*** Raw data ***

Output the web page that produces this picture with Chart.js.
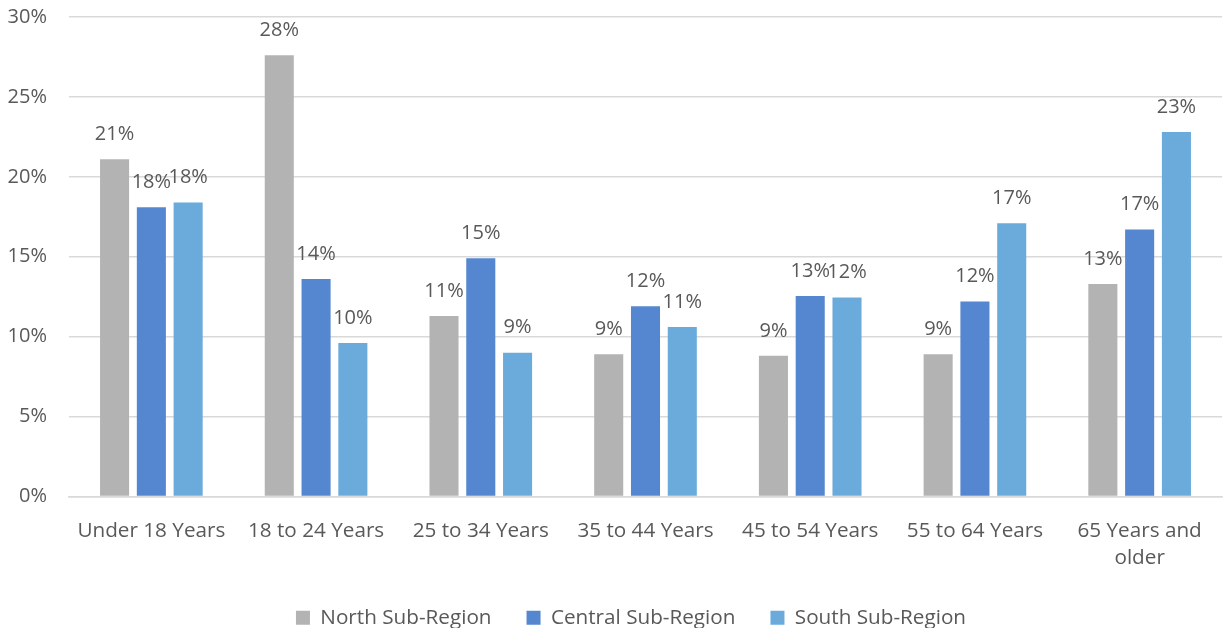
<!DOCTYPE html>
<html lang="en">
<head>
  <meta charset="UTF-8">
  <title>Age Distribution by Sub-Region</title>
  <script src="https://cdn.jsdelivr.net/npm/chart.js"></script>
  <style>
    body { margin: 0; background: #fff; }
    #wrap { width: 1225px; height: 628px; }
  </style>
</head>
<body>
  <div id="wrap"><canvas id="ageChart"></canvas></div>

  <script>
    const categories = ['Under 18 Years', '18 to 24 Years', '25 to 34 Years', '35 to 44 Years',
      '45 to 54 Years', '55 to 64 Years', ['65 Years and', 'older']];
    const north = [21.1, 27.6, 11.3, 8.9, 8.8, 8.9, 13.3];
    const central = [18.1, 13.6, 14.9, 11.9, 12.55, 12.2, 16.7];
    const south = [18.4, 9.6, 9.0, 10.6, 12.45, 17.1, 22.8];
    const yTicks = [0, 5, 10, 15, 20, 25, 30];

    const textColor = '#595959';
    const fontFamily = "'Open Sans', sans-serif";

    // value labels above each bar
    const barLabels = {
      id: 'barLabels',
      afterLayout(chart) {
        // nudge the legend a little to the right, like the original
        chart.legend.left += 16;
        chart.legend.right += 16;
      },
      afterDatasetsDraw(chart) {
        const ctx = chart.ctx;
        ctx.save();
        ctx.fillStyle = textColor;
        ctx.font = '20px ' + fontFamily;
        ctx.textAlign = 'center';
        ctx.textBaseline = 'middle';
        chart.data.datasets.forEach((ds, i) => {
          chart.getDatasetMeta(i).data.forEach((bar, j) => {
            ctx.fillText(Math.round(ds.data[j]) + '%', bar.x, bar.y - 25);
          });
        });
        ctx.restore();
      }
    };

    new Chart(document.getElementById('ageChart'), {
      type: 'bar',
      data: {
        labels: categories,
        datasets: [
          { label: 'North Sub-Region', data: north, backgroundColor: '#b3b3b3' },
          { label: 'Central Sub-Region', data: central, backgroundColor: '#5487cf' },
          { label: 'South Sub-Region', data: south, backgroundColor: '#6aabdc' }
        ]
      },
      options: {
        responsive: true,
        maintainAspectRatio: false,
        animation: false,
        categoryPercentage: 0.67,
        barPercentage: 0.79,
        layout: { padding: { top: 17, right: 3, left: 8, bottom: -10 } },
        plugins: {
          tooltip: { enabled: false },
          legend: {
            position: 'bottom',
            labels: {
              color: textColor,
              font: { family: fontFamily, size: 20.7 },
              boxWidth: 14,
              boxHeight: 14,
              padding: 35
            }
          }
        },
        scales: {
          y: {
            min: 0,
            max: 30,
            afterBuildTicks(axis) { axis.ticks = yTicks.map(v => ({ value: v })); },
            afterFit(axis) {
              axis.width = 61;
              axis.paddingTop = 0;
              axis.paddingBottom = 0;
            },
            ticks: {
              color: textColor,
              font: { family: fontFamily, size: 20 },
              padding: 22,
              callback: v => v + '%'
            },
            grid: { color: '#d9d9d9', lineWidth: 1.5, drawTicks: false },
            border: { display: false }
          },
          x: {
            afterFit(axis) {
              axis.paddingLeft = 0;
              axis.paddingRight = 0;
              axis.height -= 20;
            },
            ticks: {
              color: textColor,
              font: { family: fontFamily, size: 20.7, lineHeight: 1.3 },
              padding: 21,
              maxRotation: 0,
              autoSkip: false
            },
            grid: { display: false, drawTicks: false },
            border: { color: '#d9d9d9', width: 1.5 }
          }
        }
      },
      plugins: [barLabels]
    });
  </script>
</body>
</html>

***

**Written problem**
Reproduce the whole listing word for word, setting aside any pictures.

**Right answer**
Output the web page that produces this picture with Chart.js.
<!DOCTYPE html>
<html lang="en">
<head>
  <meta charset="UTF-8">
  <title>Age Distribution by Sub-Region</title>
  <script src="https://cdn.jsdelivr.net/npm/chart.js"></script>
  <style>
    body { margin: 0; background: #fff; }
    #wrap { width: 1225px; height: 628px; }
  </style>
</head>
<body>
  <div id="wrap"><canvas id="ageChart"></canvas></div>

  <script>
    const categories = ['Under 18 Years', '18 to 24 Years', '25 to 34 Years', '35 to 44 Years',
      '45 to 54 Years', '55 to 64 Years', ['65 Years and', 'older']];
    const north = [21.1, 27.6, 11.3, 8.9, 8.8, 8.9, 13.3];
    const central = [18.1, 13.6, 14.9, 11.9, 12.55, 12.2, 16.7];
    const south = [18.4, 9.6, 9.0, 10.6, 12.45, 17.1, 22.8];
    const yTicks = [0, 5, 10, 15, 20, 25, 30];

    const textColor = '#595959';
    const fontFamily = "'Open Sans', sans-serif";

    // value labels above each bar
    const barLabels = {
      id: 'barLabels',
      afterLayout(chart) {
        // nudge the legend a little to the right, like the original
        chart.legend.left += 16;
        chart.legend.right += 16;
      },
      afterDatasetsDraw(chart) {
        const ctx = chart.ctx;
        ctx.save();
        ctx.fillStyle = textColor;
        ctx.font = '20px ' + fontFamily;
        ctx.textAlign = 'center';
        ctx.textBaseline = 'middle';
        chart.data.datasets.forEach((ds, i) => {
          chart.getDatasetMeta(i).data.forEach((bar, j) => {
            ctx.fillText(Math.round(ds.data[j]) + '%', bar.x, bar.y - 25);
          });
        });
        ctx.restore();
      }
    };

    new Chart(document.getElementById('ageChart'), {
      type: 'bar',
      data: {
        labels: categories,
        datasets: [
          { label: 'North Sub-Region', data: north, backgroundColor: '#b3b3b3' },
          { label: 'Central Sub-Region', data: central, backgroundColor: '#5487cf' },
          { label: 'South Sub-Region', data: south, backgroundColor: '#6aabdc' }
        ]
      },
      options: {
        responsive: true,
        maintainAspectRatio: false,
        animation: false,
        categoryPercentage: 0.67,
        barPercentage: 0.79,
        layout: { padding: { top: 17, right: 3, left: 8, bottom: -10 } },
        plugins: {
          tooltip: { enabled: false },
          legend: {
            position: 'bottom',
            labels: {
              color: textColor,
              font: { family: fontFamily, size: 20.7 },
              boxWidth: 14,
              boxHeight: 14,
              padding: 35
            }
          }
        },
        scales: {
          y: {
            min: 0,
            max: 30,
            afterBuildTicks(axis) { axis.ticks = yTicks.map(v => ({ value: v })); },
            afterFit(axis) {
              axis.width = 61;
              axis.paddingTop = 0;
              axis.paddingBottom = 0;
            },
            ticks: {
              color: textColor,
              font: { family: fontFamily, size: 20 },
              padding: 22,
              callback: v => v + '%'
            },
            grid: { color: '#d9d9d9', lineWidth: 1.5, drawTicks: false },
            border: { display: false }
          },
          x: {
            afterFit(axis) {
              axis.paddingLeft = 0;
              axis.paddingRight = 0;
              axis.height -= 20;
            },
            ticks: {
              color: textColor,
              font: { family: fontFamily, size: 20.7, lineHeight: 1.3 },
              padding: 21,
              maxRotation: 0,
              autoSkip: false
            },
            grid: { display: false, drawTicks: false },
            border: { color: '#d9d9d9', width: 1.5 }
          }
        }
      },
      plugins: [barLabels]
    });
  </script>
</body>
</html>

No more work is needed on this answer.